Despite the available data, the focus of policies has primarily been on large-scale industries, neglecting the small and micro sectors.

The micro sector, which accounts for 97.5% of MSME employment, has been largely overlooked due to its small size, resulting in the stagnation of the manufacturing sector.

Also read: Why the Centre’s PLI Scheme for Food Processing Sector May Not Be a Big Job Generator

Value addition in the PLI scheme

The government in 2020 launched the PLI scheme for the large-scale industries by providing subsidies based on the value of additional production.

In March 2020, three industries were chosen, followed by the inclusion of ten more in November 2020. Later, the scheme included the drone industry. At present, 14 industries are covered under the PLI scheme.

The rationale behind the PLI scheme is to address the global disadvantages faced by the Indian industries and to encourage them to produce at scale. Therefore, the PLI scheme provided a subsidy of 4% to 6% on the value of the additional production the firms generate.

However, the value of the production includes inputs purchased from the outside. For instance, if a Rs 10,000 mobile phone assembled in India contains Rs 9,000 worth of purchased components, the production unit only adds Rs 1,000 in value, with a potential profit of Rs 200. However, under the PLI scheme, the company would receive a subsidy of 5% of Rs 10,000, which is Rs 500. This would increase the profit on additional production to Rs 700, raising the profit margin from 20% to 70%.

The incentive is indeed huge and should spur greater production of the items under the PLI scheme. However, officials have indicated that the response has been slow with only 733 applications received up to March 2023.

Also read: Are Government Freebies Under PLI Scheme Truly Necessary to Enhance Manufacturing in India?

More production and employment

Is the PLI scheme an optimum policy to generate more production and employment?

Most of the industries under the PLI scheme are either large or medium-sized units, which tend to be mechanised and automated, and provide limited employment.

These large industries grow at the expense of the small and micro units, displacing jobs.

Officials talk about the creation of jobs, but they don’t mention the displacement of jobs, which suppresses demand and leads to a slowdown in investment and growth.

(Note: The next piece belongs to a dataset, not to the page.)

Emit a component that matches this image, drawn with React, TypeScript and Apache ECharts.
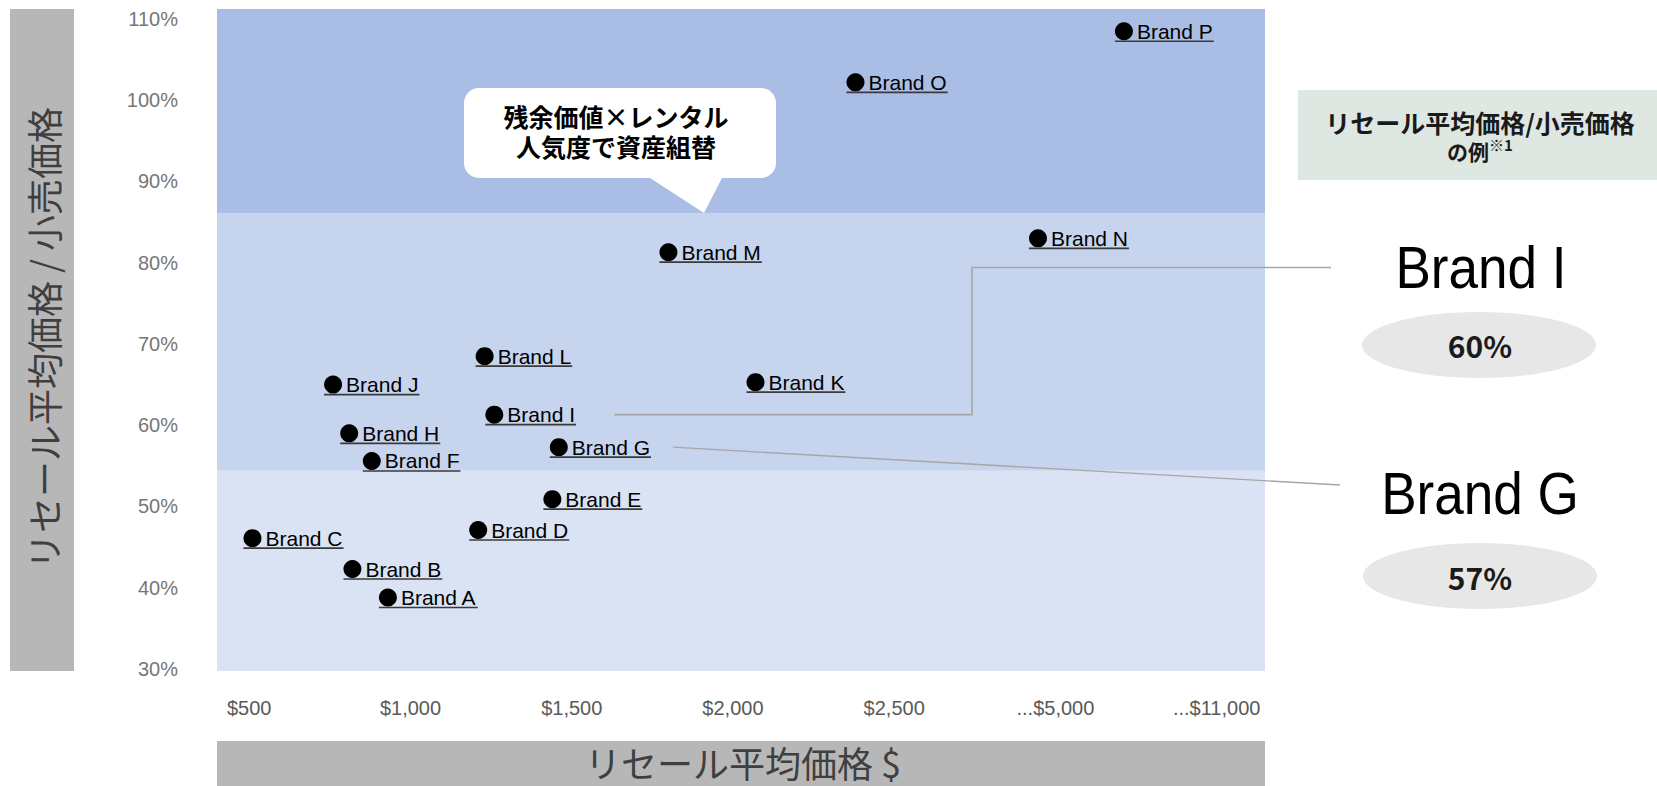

The MSME sector, as stated in the government’s 2011 note, was growing faster than the rest of the industrial sector. Providing incentives to this sector would have been a more effective use of subsidies, promoting additional output and employment.

The manufacturing sector accounts for 17% of the GDP, with more than half of it consisting of large-scale industries. The subsidy is limited to a only small portion of the economy (2-3% of the GDP). But why restrict the subsidies to such a small portion of the economy? This also raises questions about the PLI scheme’s impact and effectiveness.

Furthermore, production for local sales will reduce employment by displacing the unorganised sector, leading to increased unemployment and a decline in wages and demand. Note that the shortage of demand led a slowdown in the economy since demonetisation. That led to excess capacity in industry, low private investment and slow growth.

So, in spite of the PLI scheme leading to a rise in profits, growth will slow down.

Finally, the selection process for firms under the PLI scheme may be influenced by cronyism, leading to winners and losers and deteriorating the overall investment climate in the country.

Therefore, the PLI scheme’s focus on providing subsidies to selected large and medium-scale industries is a sub-optimal policy. Despite a promise of increased profits, it has not gained momentum due to shortage of demand. If one cannot sell more, the subsidy will also not accrue.

It would have been better to target subsidy towards the micro and small units, boosting output and employment. This approach would have created a positive-sum game, benefiting both the small-scale and large-scale industries through increased demand.

Arun Kumar taught at JNU and has most recently authored the book, Indian Economy’s Greatest Crisis: Impact of the Coronavirus and the Road Ahead.